Breaking news: A Michigan State University student government leader has been found guilty of “spamming” and misuse of university resources after she criticized the administration’s plan to change the school calendar. MSU junior Kara Spencer had carefully selected and e-mailed 391 of the school’s faculty members, encouraging them to express their views about the changes.
Spencer’s ordeal has gone on since mid-September, as Torch readers learned last week. After MSU’s administration revealed to members of the Faculty Council the administration’s plans to shorten the school’s Academic Calendar and Fall Welcome (freshman orientation) schedules—and asked that comments about the proposed changes be submitted by September 30—Spencer and others believed that swift action was required. Given the highly controversial nature of the changes, members of MSU’s University Committee on Student Affairs (UCSA) met and exchanged e-mails in mid-September to construct a formal response. UCSA consists of several student government members (including Spencer), several faculty members, and several MSU administrators.
On September 14, Spencer notified UCSA that she would send a personal version of the formal response to faculty members. She noted that she had “compiled a database of all faculty on campus” for this purpose. None of the faculty members or administrators involved in the discussion gave any indication that MSU would choose to repress the e-mail or charge Spencer with any breaches of policy. One of the committee members even encouraged her to proceed. On or about September 15, Spencer carefully selected 391 faculty members—roughly 8 percent of MSU’s faculty—and e-mailed them her version of UCSA’s letter.
Spencer’s e-mail argued that the proposed calendar changes “will greatly affect both faculty and students alike,” and called for “an inclusive dialogue among members of the University community” prior to adoption.
On September 16, MSU Network Administrator Randall J. Hall summoned Spencer to a mandatory “investigation.” The next day, Hall alleged that Spencer had violated as many as five MSU policies by sending what he called unauthorized “spam.” After Spencer requested a hearing before the Student-Faculty Judiciary, FIRE wrote MSU President Lou Anna K. Simon, calling on her to end the unconstitutional investigation.
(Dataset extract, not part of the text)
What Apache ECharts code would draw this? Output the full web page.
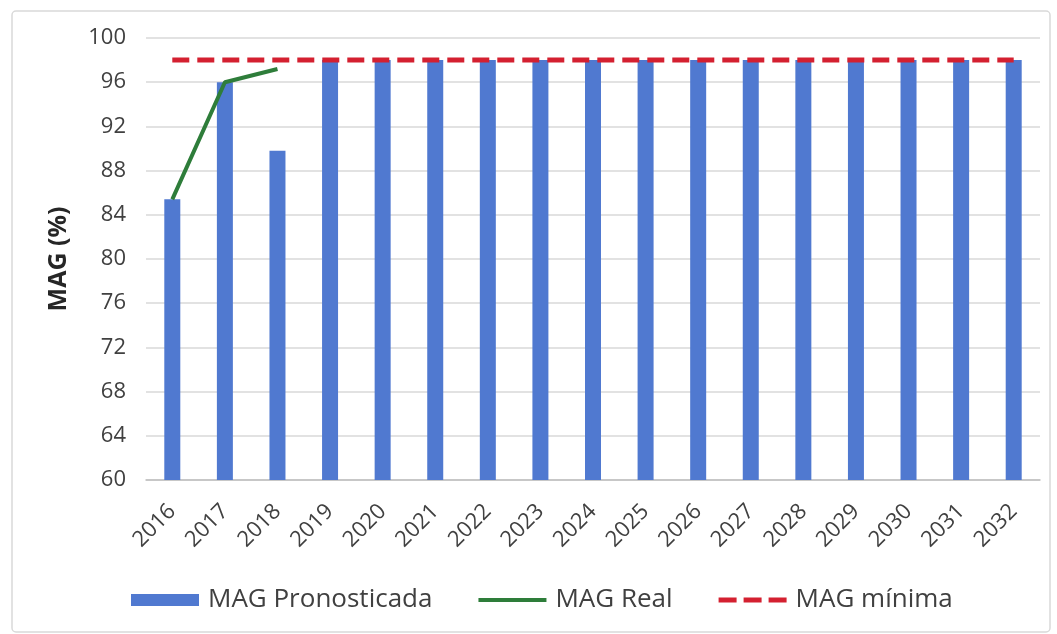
<!DOCTYPE html>
<html>
<head>
<meta charset="utf-8">
<script src="https://cdn.jsdelivr.net/npm/echarts@6/dist/echarts.min.js"></script>
<style>
  html, body { margin: 0; padding: 0; background: #ffffff; }
  #chart { width: 1057px; height: 634px; }
</style>
</head>
<body>
<div id="chart"></div>
<script>
// Years on the category axis
const years = ['2016','2017','2018','2019','2020','2021','2022','2023','2024',
               '2025','2026','2027','2028','2029','2030','2031','2032'];
// Forecast MAG (%) per year
const magPronosticada = [85.4, 96, 89.8, 98, 98, 98, 98, 98, 98, 98, 98, 98, 98, 98, 98, 98, 98];
// Measured MAG (%), only available for the first years
const magReal = [85.4, 96, 97.2, null, null, null, null, null, null, null, null, null, null, null, null, null, null];
// Minimum required MAG (%)
const magMinima = [98, 98, 98, 98, 98, 98, 98, 98, 98, 98, 98, 98, 98, 98, 98, 98, 98];
// Value axis range
const yMin = 60, yMax = 100, yStep = 4;

const font = 'Open Sans';
const textColor = '#404040';
const barColor = '#5079d0';
const realColor = '#2e7d3a';
const minColor = '#d42030';

const chart = echarts.init(document.getElementById('chart'));
chart.setOption({
  animation: false,
  textStyle: { fontFamily: font },
  graphic: [{
    type: 'rect',
    shape: { x: 12, y: 11, width: 1038, height: 621, r: 4 },
    style: { fill: 'none', stroke: '#d9d9d9', lineWidth: 1.5 },
    silent: true, z: -1
  }],
  grid: { left: 146, right: 17, top: 38, bottom: 154 },
  legend: {
    bottom: 16,
    left: 126,
    itemGap: 46,
    itemWidth: 68,
    itemHeight: 12,
    textStyle: { fontSize: 26, color: textColor, fontFamily: font, padding: [0, 0, 0, 4] },
    data: [
      { name: 'MAG Pronosticada', icon: 'rect', itemStyle: { color: barColor } },
      { name: 'MAG Real', icon: 'path://M0,0 L68,0 L68,4 L0,4 Z', itemStyle: { color: realColor } },
      { name: 'MAG mínima',
        icon: 'path://M0,0 L18,0 L18,5 L0,5 Z M25,0 L43,0 L43,5 L25,5 Z M50,0 L68,0 L68,5 L50,5 Z',
        itemStyle: { color: minColor } }
    ]
  },
  xAxis: {
    type: 'category',
    data: years,
    axisLine: { lineStyle: { color: '#bfbfbf', width: 1.5 } },
    axisTick: { show: false },
    axisLabel: { rotate: 45, fontSize: 22, color: textColor, margin: 28, fontFamily: font }
  },
  yAxis: {
    type: 'value',
    min: yMin, max: yMax, interval: yStep,
    name: 'MAG (%)',
    nameLocation: 'middle',
    nameGap: 75,
    nameTextStyle: { fontSize: 25, fontWeight: 'bold', color: '#262626', fontFamily: font },
    axisLine: { show: false },
    axisTick: { show: false },
    axisLabel: { fontSize: 22, color: textColor, margin: 20, fontFamily: font },
    splitLine: { lineStyle: { color: '#d9d9d9', width: 1.5 } }
  },
  series: [
    {
      name: 'MAG Pronosticada',
      type: 'bar',
      data: magPronosticada,
      barWidth: 16,
      itemStyle: { color: barColor },
      z: 2
    },
    {
      name: 'MAG Real',
      type: 'line',
      data: magReal,
      symbol: 'none',
      connectNulls: false,
      lineStyle: { color: realColor, width: 4 },
      itemStyle: { color: realColor },
      z: 4
    },
    {
      name: 'MAG mínima',
      type: 'line',
      data: magMinima,
      symbol: 'none',
      lineStyle: { color: minColor, width: 5, type: [17, 8] },
      itemStyle: { color: minColor },
      z: 3
    }
  ]
});
</script>
</body>
</html>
MSU chose to proceed with the hearing, however, and Simon falsely claimed that the policy was acceptable because it was “content neutral.”
MSU proceeded with its shameful hearing on December 2, and the Judiciary notified Spencer this afternoon that she had been found guilty of violating MSU’s Network Acceptable Use Policy and of engaging in an “unauthorized” use of the MSU network. Today, Spencer was punished with a formal “Warning” placed in her student file.
MSU’s “spam” policy prohibits the sending of an unsolicited e-mail to more than about 20–30 recipients over two days without prior permission.
MSU’s decision defies the First Amendment, fairness, and common sense. MSU is effectively preventing the campus community from sending e-mails criticizing the administration to more than an extremely small fraction of the MSU community. The university should be ashamed, and the president should immediately overturn this illiberal finding.